No, copying the bytes of the mutex to a new memory location and then using the copy is not supported.
A simple (but incorrect!) suggestion is shown below. The unlock
function simply unlocks the mutex and returns. The lock function first checks to see if the lock is already locked. If it is currently locked, it will keep checking again until another thread has unlocked the mutex.
// Version 1 (Incorrect!)
// assume that the `locked` variable is `bool`
// how would this behavior differ on an uni processor machine as compared to a multiprocessor machine?
void lock(mutex_t *m) {
while(m->locked) { /*Locked?
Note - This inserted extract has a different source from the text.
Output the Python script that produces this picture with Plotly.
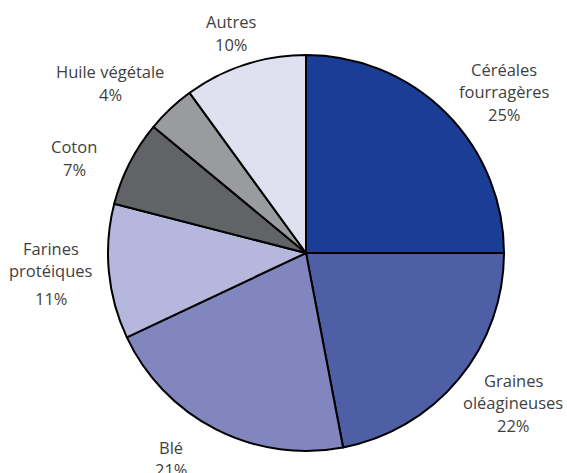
import plotly.graph_objects as go

# Share of each commodity group (percent)
categories = ["Céréales fourragères", "Graines oléagineuses", "Blé",
              "Farines protéiques", "Coton", "Huile végétale", "Autres"]
shares = [25, 22, 21, 11, 7, 4, 10]
colors = ["#1a3d96", "#4f5fa6", "#8187be", "#b5b8dc", "#626366", "#9a9b9f", "#dfe0f0"]

# How each label breaks over lines
label_lines = [["Céréales", "fourragères"], ["Graines", "oléagineuses"], ["Blé"],
               ["Farines", "protéiques"], ["Coton"], ["Huile végétale"], ["Autres"]]

# Label centre x and first-line y, in pixels from the top-left of the canvas
label_px = [(504, 69), (513, 380), (171, 447), (51, 248), (74, 147), (110, 72), (231, 22)]
line_gap = 22.5
W, H = 567, 473

fig = go.Figure(go.Pie(
    labels=categories,
    values=shares,
    sort=False,
    direction="clockwise",
    rotation=0,
    textinfo="none",
    hoverinfo="label+percent",
    marker=dict(colors=colors, line=dict(color="black", width=2)),
    domain=dict(x=[107 / W, 505 / W], y=[1 - 451 / H, 1 - 55 / H]),
    showlegend=False,
))

font = dict(family="Open Sans", size=16.5, color="#3f3f3f")
for lines, val, (px, py) in zip(label_lines, shares, label_px):
    rows = lines + [f"{val}%"]
    for i, row in enumerate(rows):
        y = py + i * line_gap
        if row.endswith("%") and len(lines) == 2 and lines[0] == "Farines":
            y += 5
        fig.add_annotation(
            x=px / W, y=1 - y / H, xref="paper", yref="paper",
            text=row, showarrow=False,
            xanchor="center", yanchor="middle", align="center",
            font=font,
        )

fig.update_layout(
    width=W, height=H,
    margin=dict(l=0, r=0, t=0, b=0),
    paper_bgcolor="white", plot_bgcolor="white",
)

fig.write_html("out.html")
Never-mind - just loop and check again!*/ }
// what would be the behaviour if we put another check such as
// on a single cpu ?? on multiple cpuS ??
if ( m->locked != 0 )
{
m->locked = 1;
}
// or
// m->locked = true;
}
void unlock(mutex_t *m) {
m->locked = 0;
// or
// m->locked = false;
}
Version 1 uses 'busy-waiting' (unnecessarily wasting CPU resources) however there is a more serious problem: We have a race-condition!
If two threads both called lock
concurrently it is possible that both threads would read 'm_locked' as zero. Thus both threads would believe they have exclusive access to the lock and both threads will continue. Oops!
What if one of the many threads which actually was able to take the lock, calls unlock
, and what would be the behavior of the other threads which have been wanting the lock
?
We might attempt to reduce the CPU overhead a little by calling, pthread_yield inside the loop - pthread_yield suggests to the operating system that the thread does not use the CPU for a short while, so the CPU may be assigned to threads that are waiting to run. But does not fix the race-condition.
Why does it not fix the race-condition? It's not even an attempt to fix it, it's an attempt to make the code run faster.
We need a better implementation - can you work how to prevent the race-condition?
Play! Read the man page!